Friday, January 22, 2016

Last Contango in Paris (and everywhere else): When Will Oil Market Bottom Out?

When Oil Will Bottom: The Most Important Column I've Ever Written 

by Inside Investor with Dan Dicker - Oilprice.com

Everyone’s now pretty well convinced that the collapse in oil prices is a disaster for stocks, something I’ve been trying to convince people of since late in 2014. So, nothing is more important for investors than figuring when oil might bottom out, but even more, when it might turn constructive again.

I think I can tell you that now – making this possibly the most important column on oil I’ve ever written. But I’m warning you: It’s a wonky column, so proceed at your own risk.

As an oil trader engaged in this market since 1983, what’s struck me about the recent action in oil has been the parallels to other oil ‘silly seasons’ – much of the action downwards today looks almost exactly like the action I saw to the upside during 2007 and into the Spring of 2008. 
 
There are also several parallels to the downward move the oil market experienced from July of 08 to March of 09. In both cases, there is the same disconnection from fundamentals, the same massive movements of capital both into and then out of oil, the same overwhelming speculative positions driving prices – and the same parabolic price action. What does 2008 and 2009 tell us about when all of that stops?

From a fundamental side, I’ve maintained that constructive oil prices only return when real production cuts are realized – so far, those cuts have been mostly on paper with few measurable drops in supply. But fundamentals have limited impact on the oil market when it goes parabolic like this anyway.

From a financial side, something more telling will signal a real bottom in oil is appearing, because it also emerged following the spike in ‘08 and the crash in ‘09: the changing shape of the crude curve.

Contango


Oil is traded in monthly deliveries – with each month having it’s own price that moves. The relationship of those monthly prices is called the ‘curve’. If prices generally move downwards as you move out in time along the curve, that’s known as ‘backwardated’, and is a rare event. If they move upwards, the market is in ‘contango’.

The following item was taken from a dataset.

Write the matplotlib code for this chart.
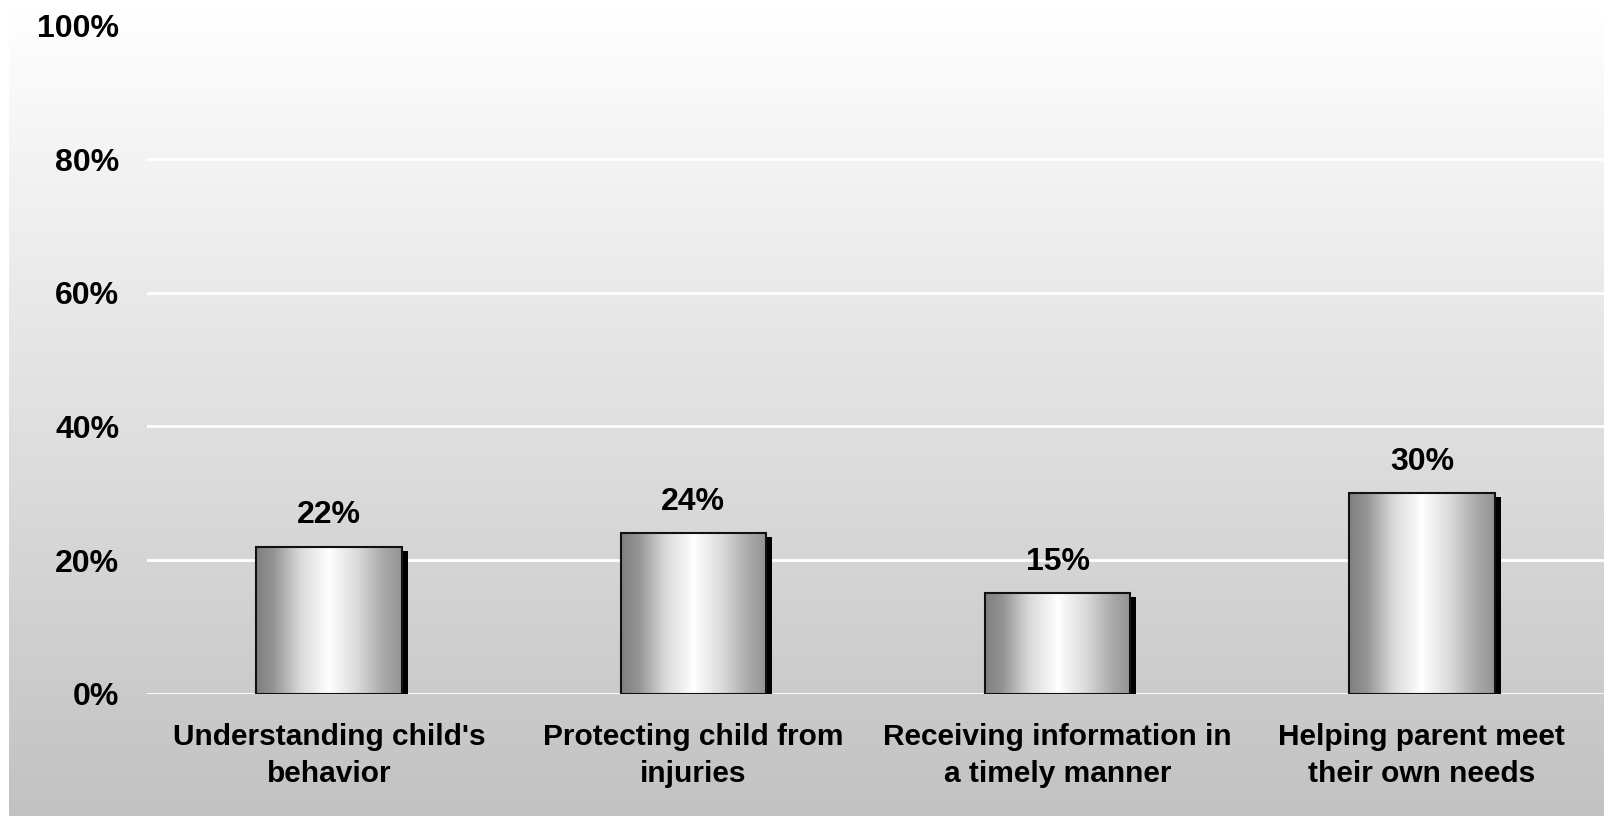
import numpy as np
import matplotlib
matplotlib.use("Agg")
import matplotlib.pyplot as plt
from matplotlib.patches import Rectangle
import matplotlib.transforms as mtransforms

categories = ["Understanding child's\nbehavior", "Protecting child from\ninjuries",
              "Receiving information in\na timely manner", "Helping parent meet\ntheir own needs"]
values = [22, 24, 15, 30]
yticks = [0, 20, 40, 60, 80, 100]
ytick_labels = ["0%", "20%", "40%", "60%", "80%", "100%"]

plt.rcParams['font.family'] = ['Liberation Sans', 'DejaVu Sans']
plt.rcParams['font.weight'] = 'bold'

W, H = 1604, 816
fig = plt.figure(figsize=(W / 100, H / 100), dpi=100)
fig.patch.set_facecolor('white')

# background gradient panel
bg = fig.add_axes([9 / W, 0, 1 - 9 / W, 1 - 7 / H])
bg.set_axis_off()
grad = np.linspace(1.0, 0.76, 256).reshape(-1, 1)
bg.imshow(np.dstack([grad, grad, grad]), aspect='auto', extent=[0, 1, 0, 1], origin='upper')
bg.set_xlim(0, 1); bg.set_ylim(0, 1)

ax = fig.add_axes([147 / W, 0.15, 1 - 147 / W, (693.6 - 25.6) / H])
ax.patch.set_alpha(0)
ax.set_xlim(-0.5, len(values) - 0.5)
ax.set_ylim(0, 100)
for s in ax.spines.values():
    s.set_visible(False)
ax.set_yticks(yticks)
ax.set_yticklabels(ytick_labels, fontsize=23, fontweight='bold')
ax.set_xticks(range(len(values)))
ax.set_xticklabels(categories, fontsize=21.5, fontweight='bold', linespacing=1.4)
ax.tick_params(axis='y', length=0, pad=20)
ax.tick_params(axis='x', length=0, pad=21)
ax.yaxis.grid(True, color='white', linewidth=2)
ax.set_axisbelow(True)

bw = 0.4
xs = np.linspace(0, 1, 256)
g = np.interp(xs, [0, 0.12, 0.3, 0.5, 0.7, 0.88, 1.0], [0.50, 0.58, 0.85, 1.0, 0.85, 0.66, 0.58])
bar_img = np.dstack([g, g, g]).reshape(1, -1, 3)

shadow_tr = ax.transData + mtransforms.ScaledTranslation(6 / 100, -4 / 100, fig.dpi_scale_trans)
for i, v in enumerate(values):
    x0 = i - bw / 2
    sh = Rectangle((x0, 0), bw, v, facecolor='black', edgecolor='none', transform=shadow_tr, zorder=2)
    ax.add_patch(sh)
    im = ax.imshow(bar_img, aspect='auto', extent=[x0, x0 + bw, 0, v], zorder=3, interpolation='bilinear')
    rect = Rectangle((x0, 0), bw, v, facecolor='none', edgecolor='#111111', linewidth=1.5, zorder=4)
    ax.add_patch(rect)
    im.set_clip_path(rect)
    ax.annotate(f"{v}%", (i, v), xytext=(0, 12), textcoords='offset points', ha='center', va='bottom',
                fontsize=23, fontweight='bold')

ax.set_xlim(-0.5, len(values) - 0.5)
ax.set_ylim(0, 100)
fig.savefig("out.png", dpi=100)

Contango, because of costs for storage and other reasons, is the normal state for most commodity curves, and is the way the oil market is today; Oil for delivery two years from now is more than $12 more expensive than it is trading in the spot month – February 2016 – on Wednesday:

A very weak contango, or even a market that has gone into rare backwardation, is a sure sign of a very bullish market – as happened in 2008. A very deep contango, however, how a market looks that has gone parabolic to the downside. One of the biggest money makers during the crash in oil in 2009 was Koch oil, and they did that by buying front futures contracts and storing them for delivery 12 months in the future: at the depths of oil near $30 then, the 12-month contango was near $15 – and a big, “free money” opportunity for oil producers with storage.

That kind of carry trade opportunity won’t happen again today, for lots of reasons – but here’s what happened back in ’09 that foretold that the move down was over: That contango began to deflate, or using the terms of spread watchers, the oil curve began to flatten.

It makes intuitive sense as well that a flattening curve would be the guidepost for a change in market conditions: For one, the ‘carry trade’ opportunity needs to be destroyed before oil production can be truly squashed – In 2009, Koch was joined by Royal Dutch Shell and others and filled every available storage unit and floating tanker before prices truly turned. We know how tight storage is today, with the gluts we’ve been experiencing. 
 
Second, the hedging ‘safeguards’ of premium oil prices far into the future need to be equally removed in order to deliver production discipline going forward. One of the fears of recovering oil being sustainable is in the resumed production, and continuing gluts, that will come of it. But a flat curve delivers no hedging ‘freebies’ and the easy capitalization that comes from it. A flat curve tends to prevent very strong production growth.

It’s what happened in 2009 – and it’s what must happen again before oil begins a sustainable march upwards again.

For me, I’ve taken up another third of my screens watching – and charting – the spread market in WTI and Brent crude oil, and looking for the signs of a change in the action and shape of the curve. Have a look again at the daily settlement chart I posted above – it shows a deep dive in prices in the front months on Wednesday, and a relatively small drop in prices in the months further back. This is a perfect example of a market still in parabolic decline, and not yet near ready to turn.

What will a day look like of a market ready to go upwards again steadily? One kind of day I’m looking for will be when the bounce upwards is tested back down again. On this day, instead of the spot month getting crushed compared to the backs, there will be a more equal move in both.

A week or two of action like that, and I’ll be convinced we’ve reached bottom for good.

It’s what I’m solely watching right now to try and find a bottom in oil, and, considering the panic in oil and stocks, making this perhaps the most important column on oil I’ve ever written.